The US-IALE conference in Anchorage was short but sweet — great science, wonderful colleagues, and new ideas.

However, as picturesque as the setting was, it was deeply unnerving. This winter was one of the warmest on record for Alaska, and indeed for much of the past winter, Alaska was warmer than much of the eastern US. When I arrived in Anchorage, it was at least 20 degrees (F) warmer than Houghton had been, and the trees were already fully leafed-out and blooming. Several wildfires contributed to a haze around the city that marred views and made our clothes smell like a campfire; the fire season started early and is expected to be a severe one, thanks to warm weather and dry conditions in the forests.

My son and I went on a glacier tour…. truly impressive! The blue hues and striations of black sediment made them far more beautiful than I had imagined. As we watched one of the glaciers calving, I wondered if any of those glaciers would be around for my son to show his children; odds are against it. Many speakers at the conference spoke of the difficulty that our “no analog” future presents us when we try to develop management plans for our ecosystems more than a few decades out. While they were talking about the vast reorganization of species and ecosystems that we are likely to see, I thought about how I might describe things like glaciers and tundra to my grandkids….. I am certain that my words, and even my photos, won’t do them justice.

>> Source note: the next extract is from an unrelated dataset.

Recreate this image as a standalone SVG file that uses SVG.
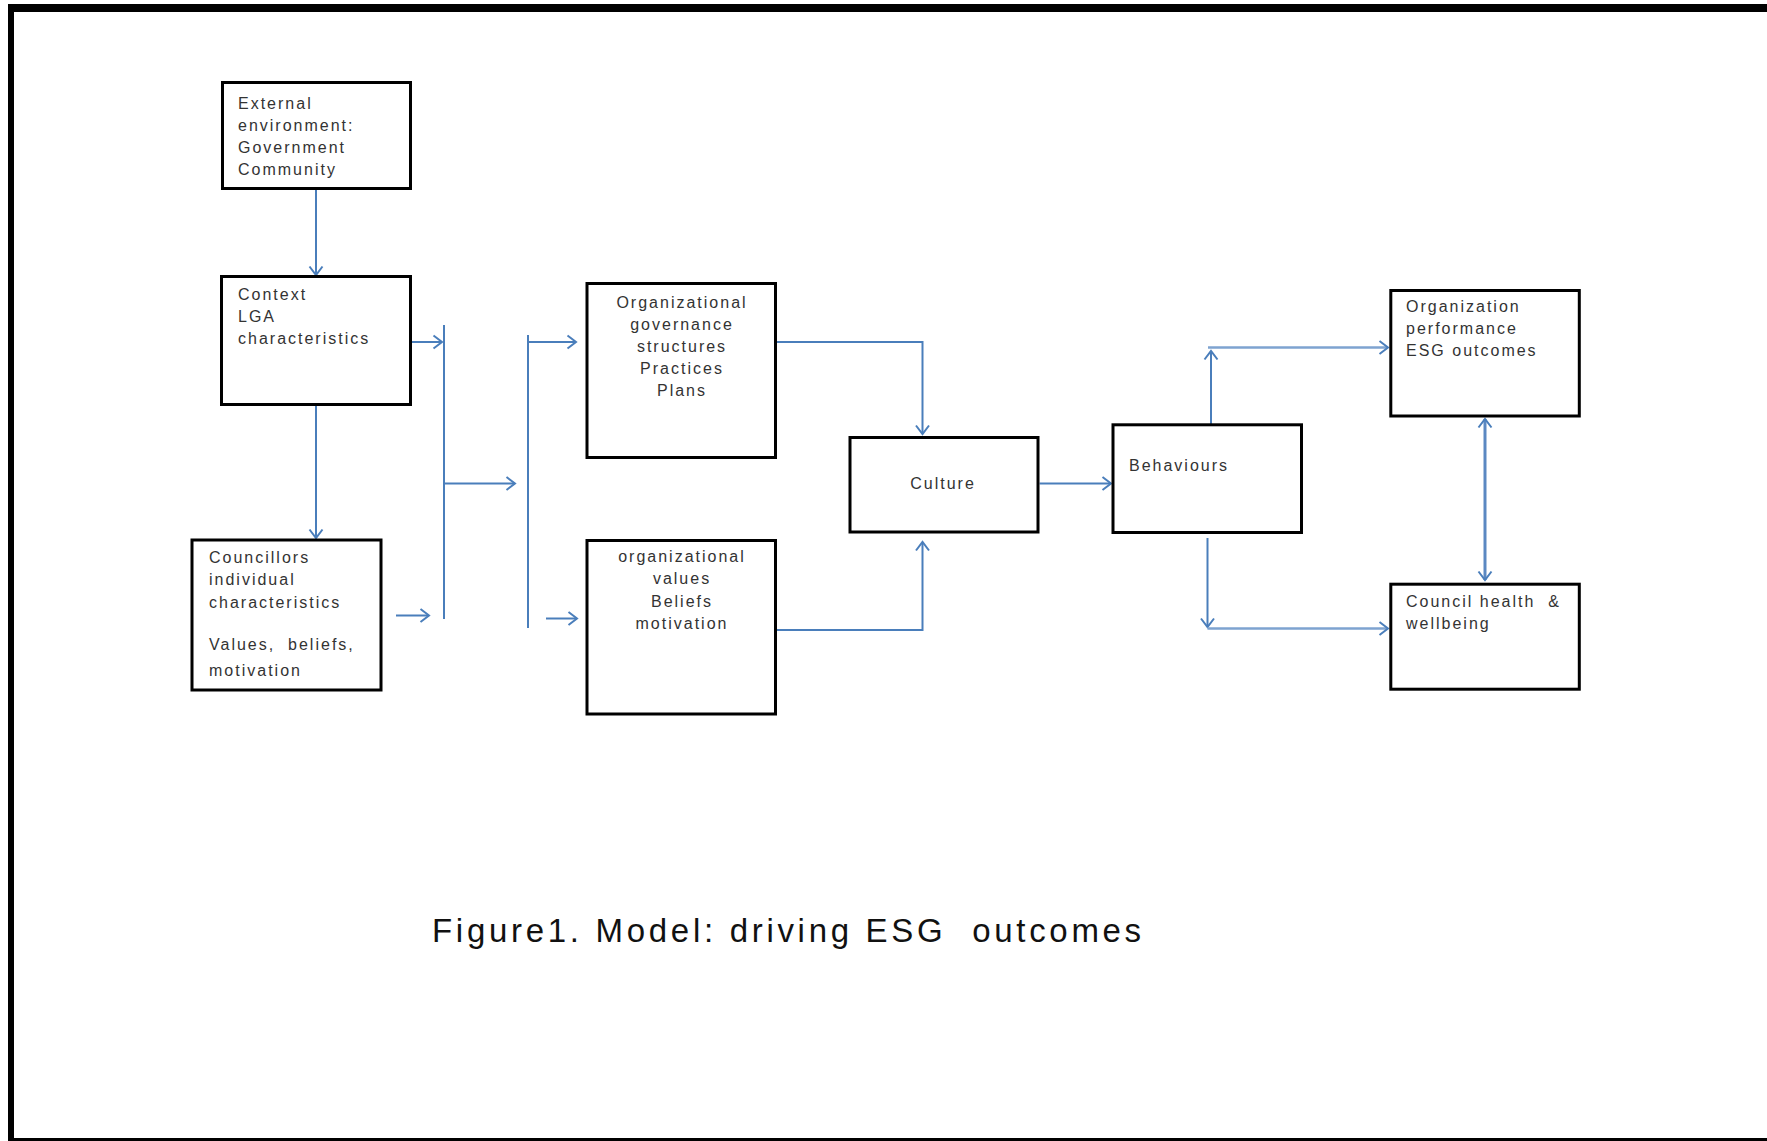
<svg xmlns="http://www.w3.org/2000/svg" width="1767" height="1141" viewBox="0 0 1767 1141">
<style>
.box{fill:#fff;stroke:#000;stroke-width:3}
.t{font-family:"Liberation Sans",Arial,sans-serif;font-size:16px;letter-spacing:2px;fill:#333}
.c{text-anchor:middle}
.cap{font-family:"Liberation Sans",Arial,sans-serif;font-size:33px;letter-spacing:3.7px;fill:#111}
.ln{fill:none;stroke:#4a7ebb;stroke-width:2}
.lt{fill:none;stroke:#7ea3d0;stroke-width:2.5}
.dbl{fill:none;stroke:#5b88c2;stroke-width:3}
</style>
<defs>
<marker id="ah" markerUnits="userSpaceOnUse" markerWidth="20" markerHeight="20" viewBox="0 0 20 20" refX="10" refY="10" orient="auto-start-reverse">
<path d="M1.5,3.5 L10,10 L1.5,16.5" fill="none" stroke="#4a7ebb" stroke-width="2"/>
</marker>
</defs>
<rect width="1767" height="1141" fill="#fff"/>
<g id="frame">
<rect x="8" y="4" width="1759" height="8" fill="#000"/>
<rect x="8" y="4" width="6" height="1137" fill="#000"/>
<rect x="8" y="1138" width="1759" height="3" fill="#000"/>
</g>
<g id="connectors">
<path class="ln" d="M316,190 V275" marker-end="url(#ah)"/>
<path class="ln" d="M316,406 V538" marker-end="url(#ah)"/>
<path class="ln" d="M411,342 H442" marker-end="url(#ah)"/>
<path class="ln" d="M444,325 V619"/>
<path class="ln" d="M396,615.5 H429" marker-end="url(#ah)"/>
<path class="ln" d="M444,483.5 H515" marker-end="url(#ah)"/>
<path class="ln" d="M528,335 V628"/>
<path class="ln" d="M528,342 H576" marker-end="url(#ah)"/>
<path class="ln" d="M546,618.5 H577" marker-end="url(#ah)"/>
<path class="ln" d="M777,342 H922.5 V434" marker-end="url(#ah)"/>
<path class="ln" d="M777,630 H922.5 V542" marker-end="url(#ah)"/>
<path class="ln" d="M1039.6,483.5 H1111" marker-end="url(#ah)"/>
<path class="ln" d="M1211,436 V351" marker-end="url(#ah)"/>
<path class="lt" d="M1208,347.5 H1388" marker-end="url(#ah)"/>
<path class="ln" d="M1207.5,538 V627" marker-end="url(#ah)"/>
<path class="lt" d="M1207.5,628.5 H1388" marker-end="url(#ah)"/>
<path class="dbl" d="M1485,419 V580" marker-start="url(#ah)" marker-end="url(#ah)"/>
</g>
<g id="n-external">
<rect class="box" x="222.5" y="82.5" width="188" height="106"/>
<text class="t"><tspan x="238" y="109">External</tspan><tspan x="238" y="131">environment:</tspan><tspan x="238" y="153">Government</tspan><tspan x="238" y="175">Community</tspan></text>
</g>
<g id="n-context">
<rect class="box" x="221.5" y="276.5" width="189" height="128"/>
<text class="t"><tspan x="238" y="299.5">Context</tspan><tspan x="238" y="321.5">LGA</tspan><tspan x="238" y="343.5">characteristics</tspan></text>
</g>
<g id="n-councillors">
<rect class="box" x="192" y="540" width="189" height="150"/>
<text class="t" xml:space="preserve"><tspan x="209" y="563">Councillors</tspan><tspan x="209" y="585">individual</tspan><tspan x="209" y="607.5">characteristics</tspan><tspan x="209" y="650">Values,  beliefs,</tspan><tspan x="209" y="676">motivation</tspan></text>
</g>
<g id="n-governance">
<rect class="box" x="587" y="283.5" width="188.5" height="174"/>
<text class="t c"><tspan x="682" y="308">Organizational</tspan><tspan x="682" y="330">governance</tspan><tspan x="682" y="352">structures</tspan><tspan x="682" y="374">Practices</tspan><tspan x="682" y="396">Plans</tspan></text>
</g>
<g id="n-values">
<rect class="box" x="587" y="540.5" width="188.5" height="173.5"/>
<text class="t c"><tspan x="682" y="562">organizational</tspan><tspan x="682" y="584">values</tspan><tspan x="682" y="606.5">Beliefs</tspan><tspan x="682" y="629">motivation</tspan></text>
</g>
<g id="n-culture">
<rect class="box" x="850" y="437.5" width="188" height="94.5"/>
<text class="t c" x="943" y="489">Culture</text>
</g>
<g id="n-behaviours">
<rect class="box" x="1113" y="424.8" width="188.5" height="107.7"/>
<text class="t" x="1129" y="471">Behaviours</text>
</g>
<g id="n-performance">
<rect class="box" x="1390.8" y="290.5" width="188.5" height="125.5"/>
<text class="t"><tspan x="1406" y="311.5">Organization</tspan><tspan x="1406" y="333.5">performance</tspan><tspan x="1406" y="355.5">ESG outcomes</tspan></text>
</g>
<g id="n-wellbeing">
<rect class="box" x="1390.8" y="584.2" width="188.5" height="105"/>
<text class="t" xml:space="preserve"><tspan x="1406" y="606.5">Council health  &amp;</tspan><tspan x="1406" y="628.5">wellbeing</tspan></text>
</g>
<g id="caption">
<text class="cap" x="432" y="942" xml:space="preserve">Figure1. Model: driving ESG  outcomes</text>
</g>
</svg>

All of this has happened before

Although summers are quite busy, usually I try to find the time to read several books that have been occupying the corner of my desk during the academic year. I have finally read a book on my “meaning to get to” list for years: “Prehistoric Native Americans and Ecological Change,” (Cambridge University Press), by the professors who taught me landscape ecology, Paul and Hazel Delcourt.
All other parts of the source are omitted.